Recorded data:
== == ==

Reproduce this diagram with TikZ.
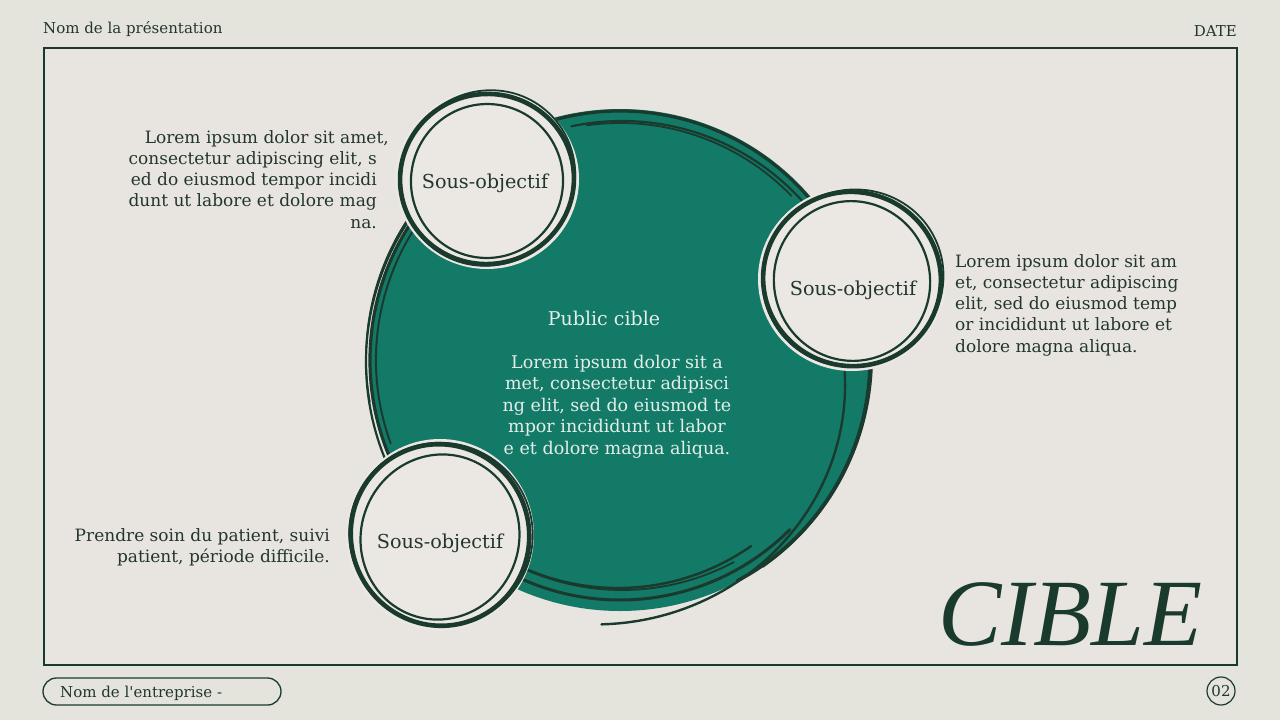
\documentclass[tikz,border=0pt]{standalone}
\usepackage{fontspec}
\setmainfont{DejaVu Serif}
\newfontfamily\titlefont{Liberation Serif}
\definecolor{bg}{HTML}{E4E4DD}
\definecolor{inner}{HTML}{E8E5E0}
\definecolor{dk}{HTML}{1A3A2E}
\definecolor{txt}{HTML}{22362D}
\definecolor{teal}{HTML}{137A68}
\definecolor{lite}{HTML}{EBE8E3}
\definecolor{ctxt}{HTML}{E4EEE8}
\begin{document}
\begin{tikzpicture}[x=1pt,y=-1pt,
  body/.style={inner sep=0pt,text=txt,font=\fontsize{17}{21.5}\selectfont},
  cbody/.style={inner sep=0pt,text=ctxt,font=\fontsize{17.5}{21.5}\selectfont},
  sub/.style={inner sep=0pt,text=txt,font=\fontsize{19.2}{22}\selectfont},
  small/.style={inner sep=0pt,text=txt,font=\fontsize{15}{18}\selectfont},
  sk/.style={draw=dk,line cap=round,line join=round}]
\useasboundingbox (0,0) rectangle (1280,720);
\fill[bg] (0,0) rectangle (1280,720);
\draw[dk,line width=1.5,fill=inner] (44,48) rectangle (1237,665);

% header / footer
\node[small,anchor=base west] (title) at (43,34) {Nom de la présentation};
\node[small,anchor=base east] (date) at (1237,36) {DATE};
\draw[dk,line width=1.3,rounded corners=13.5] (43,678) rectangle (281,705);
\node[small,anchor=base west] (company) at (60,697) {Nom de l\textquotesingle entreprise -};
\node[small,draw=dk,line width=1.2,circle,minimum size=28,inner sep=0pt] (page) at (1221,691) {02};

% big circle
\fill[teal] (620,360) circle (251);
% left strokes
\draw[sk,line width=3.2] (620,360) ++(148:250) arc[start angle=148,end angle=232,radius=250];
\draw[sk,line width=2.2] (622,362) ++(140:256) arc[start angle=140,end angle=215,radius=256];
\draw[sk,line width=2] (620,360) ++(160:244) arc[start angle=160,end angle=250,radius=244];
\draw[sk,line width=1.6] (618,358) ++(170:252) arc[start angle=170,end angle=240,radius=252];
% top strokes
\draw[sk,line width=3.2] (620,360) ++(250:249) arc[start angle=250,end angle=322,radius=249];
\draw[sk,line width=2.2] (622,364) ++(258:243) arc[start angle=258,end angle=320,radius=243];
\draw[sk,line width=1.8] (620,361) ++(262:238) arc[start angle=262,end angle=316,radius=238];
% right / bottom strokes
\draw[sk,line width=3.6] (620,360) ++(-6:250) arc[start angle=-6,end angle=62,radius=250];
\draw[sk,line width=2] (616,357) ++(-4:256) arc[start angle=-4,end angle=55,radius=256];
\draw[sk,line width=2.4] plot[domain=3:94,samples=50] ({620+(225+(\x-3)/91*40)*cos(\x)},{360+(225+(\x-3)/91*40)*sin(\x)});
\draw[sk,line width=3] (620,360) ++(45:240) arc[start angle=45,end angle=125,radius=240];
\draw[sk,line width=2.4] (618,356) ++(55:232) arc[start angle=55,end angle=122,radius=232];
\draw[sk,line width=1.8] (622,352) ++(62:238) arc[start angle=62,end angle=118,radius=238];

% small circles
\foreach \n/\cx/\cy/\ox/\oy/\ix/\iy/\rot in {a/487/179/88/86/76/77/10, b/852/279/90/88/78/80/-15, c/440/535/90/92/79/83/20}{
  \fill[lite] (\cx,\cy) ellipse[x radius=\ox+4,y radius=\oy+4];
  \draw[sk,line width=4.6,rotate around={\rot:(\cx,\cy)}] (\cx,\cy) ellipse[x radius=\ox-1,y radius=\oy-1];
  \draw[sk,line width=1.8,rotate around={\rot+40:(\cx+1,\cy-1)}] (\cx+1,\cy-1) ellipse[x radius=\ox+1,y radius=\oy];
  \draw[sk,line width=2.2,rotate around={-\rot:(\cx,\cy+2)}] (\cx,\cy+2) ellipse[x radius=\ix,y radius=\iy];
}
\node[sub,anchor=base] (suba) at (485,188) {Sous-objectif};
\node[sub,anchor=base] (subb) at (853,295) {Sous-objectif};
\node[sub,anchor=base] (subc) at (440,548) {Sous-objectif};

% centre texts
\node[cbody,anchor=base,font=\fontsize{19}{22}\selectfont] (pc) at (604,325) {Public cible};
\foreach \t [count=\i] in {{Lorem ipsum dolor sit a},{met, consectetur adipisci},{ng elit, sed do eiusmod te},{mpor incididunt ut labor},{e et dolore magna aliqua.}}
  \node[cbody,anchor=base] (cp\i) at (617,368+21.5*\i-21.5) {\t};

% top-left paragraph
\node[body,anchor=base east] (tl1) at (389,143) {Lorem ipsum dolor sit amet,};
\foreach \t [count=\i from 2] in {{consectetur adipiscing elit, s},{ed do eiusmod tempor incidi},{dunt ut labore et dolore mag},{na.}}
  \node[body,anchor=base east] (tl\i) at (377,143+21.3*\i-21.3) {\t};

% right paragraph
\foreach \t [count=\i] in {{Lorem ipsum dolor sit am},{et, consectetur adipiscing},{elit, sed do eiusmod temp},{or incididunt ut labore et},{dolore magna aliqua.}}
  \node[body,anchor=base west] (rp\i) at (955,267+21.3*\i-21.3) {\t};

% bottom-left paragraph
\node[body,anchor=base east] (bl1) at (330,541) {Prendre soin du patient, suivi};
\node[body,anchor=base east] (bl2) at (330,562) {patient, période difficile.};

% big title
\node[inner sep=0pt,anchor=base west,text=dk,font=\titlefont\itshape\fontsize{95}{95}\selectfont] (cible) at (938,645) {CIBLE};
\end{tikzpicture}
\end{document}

== == ==

Aim of the exercise: The listing above must be printed again exactly, minus its pictures.

Finished task:
Reproduce this diagram with TikZ.
\documentclass[tikz,border=0pt]{standalone}
\usepackage{fontspec}
\setmainfont{DejaVu Serif}
\newfontfamily\titlefont{Liberation Serif}
\definecolor{bg}{HTML}{E4E4DD}
\definecolor{inner}{HTML}{E8E5E0}
\definecolor{dk}{HTML}{1A3A2E}
\definecolor{txt}{HTML}{22362D}
\definecolor{teal}{HTML}{137A68}
\definecolor{lite}{HTML}{EBE8E3}
\definecolor{ctxt}{HTML}{E4EEE8}
\begin{document}
\begin{tikzpicture}[x=1pt,y=-1pt,
  body/.style={inner sep=0pt,text=txt,font=\fontsize{17}{21.5}\selectfont},
  cbody/.style={inner sep=0pt,text=ctxt,font=\fontsize{17.5}{21.5}\selectfont},
  sub/.style={inner sep=0pt,text=txt,font=\fontsize{19.2}{22}\selectfont},
  small/.style={inner sep=0pt,text=txt,font=\fontsize{15}{18}\selectfont},
  sk/.style={draw=dk,line cap=round,line join=round}]
\useasboundingbox (0,0) rectangle (1280,720);
\fill[bg] (0,0) rectangle (1280,720);
\draw[dk,line width=1.5,fill=inner] (44,48) rectangle (1237,665);

% header / footer
\node[small,anchor=base west] (title) at (43,34) {Nom de la présentation};
\node[small,anchor=base east] (date) at (1237,36) {DATE};
\draw[dk,line width=1.3,rounded corners=13.5] (43,678) rectangle (281,705);
\node[small,anchor=base west] (company) at (60,697) {Nom de l\textquotesingle entreprise -};
\node[small,draw=dk,line width=1.2,circle,minimum size=28,inner sep=0pt] (page) at (1221,691) {02};

% big circle
\fill[teal] (620,360) circle (251);
% left strokes
\draw[sk,line width=3.2] (620,360) ++(148:250) arc[start angle=148,end angle=232,radius=250];
\draw[sk,line width=2.2] (622,362) ++(140:256) arc[start angle=140,end angle=215,radius=256];
\draw[sk,line width=2] (620,360) ++(160:244) arc[start angle=160,end angle=250,radius=244];
\draw[sk,line width=1.6] (618,358) ++(170:252) arc[start angle=170,end angle=240,radius=252];
% top strokes
\draw[sk,line width=3.2] (620,360) ++(250:249) arc[start angle=250,end angle=322,radius=249];
\draw[sk,line width=2.2] (622,364) ++(258:243) arc[start angle=258,end angle=320,radius=243];
\draw[sk,line width=1.8] (620,361) ++(262:238) arc[start angle=262,end angle=316,radius=238];
% right / bottom strokes
\draw[sk,line width=3.6] (620,360) ++(-6:250) arc[start angle=-6,end angle=62,radius=250];
\draw[sk,line width=2] (616,357) ++(-4:256) arc[start angle=-4,end angle=55,radius=256];
\draw[sk,line width=2.4] plot[domain=3:94,samples=50] ({620+(225+(\x-3)/91*40)*cos(\x)},{360+(225+(\x-3)/91*40)*sin(\x)});
\draw[sk,line width=3] (620,360) ++(45:240) arc[start angle=45,end angle=125,radius=240];
\draw[sk,line width=2.4] (618,356) ++(55:232) arc[start angle=55,end angle=122,radius=232];
\draw[sk,line width=1.8] (622,352) ++(62:238) arc[start angle=62,end angle=118,radius=238];

% small circles
\foreach \n/\cx/\cy/\ox/\oy/\ix/\iy/\rot in {a/487/179/88/86/76/77/10, b/852/279/90/88/78/80/-15, c/440/535/90/92/79/83/20}{
  \fill[lite] (\cx,\cy) ellipse[x radius=\ox+4,y radius=\oy+4];
  \draw[sk,line width=4.6,rotate around={\rot:(\cx,\cy)}] (\cx,\cy) ellipse[x radius=\ox-1,y radius=\oy-1];
  \draw[sk,line width=1.8,rotate around={\rot+40:(\cx+1,\cy-1)}] (\cx+1,\cy-1) ellipse[x radius=\ox+1,y radius=\oy];
  \draw[sk,line width=2.2,rotate around={-\rot:(\cx,\cy+2)}] (\cx,\cy+2) ellipse[x radius=\ix,y radius=\iy];
}
\node[sub,anchor=base] (suba) at (485,188) {Sous-objectif};
\node[sub,anchor=base] (subb) at (853,295) {Sous-objectif};
\node[sub,anchor=base] (subc) at (440,548) {Sous-objectif};

% centre texts
\node[cbody,anchor=base,font=\fontsize{19}{22}\selectfont] (pc) at (604,325) {Public cible};
\foreach \t [count=\i] in {{Lorem ipsum dolor sit a},{met, consectetur adipisci},{ng elit, sed do eiusmod te},{mpor incididunt ut labor},{e et dolore magna aliqua.}}
  \node[cbody,anchor=base] (cp\i) at (617,368+21.5*\i-21.5) {\t};

% top-left paragraph
\node[body,anchor=base east] (tl1) at (389,143) {Lorem ipsum dolor sit amet,};
\foreach \t [count=\i from 2] in {{consectetur adipiscing elit, s},{ed do eiusmod tempor incidi},{dunt ut labore et dolore mag},{na.}}
  \node[body,anchor=base east] (tl\i) at (377,143+21.3*\i-21.3) {\t};

% right paragraph
\foreach \t [count=\i] in {{Lorem ipsum dolor sit am},{et, consectetur adipiscing},{elit, sed do eiusmod temp},{or incididunt ut labore et},{dolore magna aliqua.}}
  \node[body,anchor=base west] (rp\i) at (955,267+21.3*\i-21.3) {\t};

% bottom-left paragraph
\node[body,anchor=base east] (bl1) at (330,541) {Prendre soin du patient, suivi};
\node[body,anchor=base east] (bl2) at (330,562) {patient, période difficile.};

% big title
\node[inner sep=0pt,anchor=base west,text=dk,font=\titlefont\itshape\fontsize{95}{95}\selectfont] (cible) at (938,645) {CIBLE};
\end{tikzpicture}
\end{document}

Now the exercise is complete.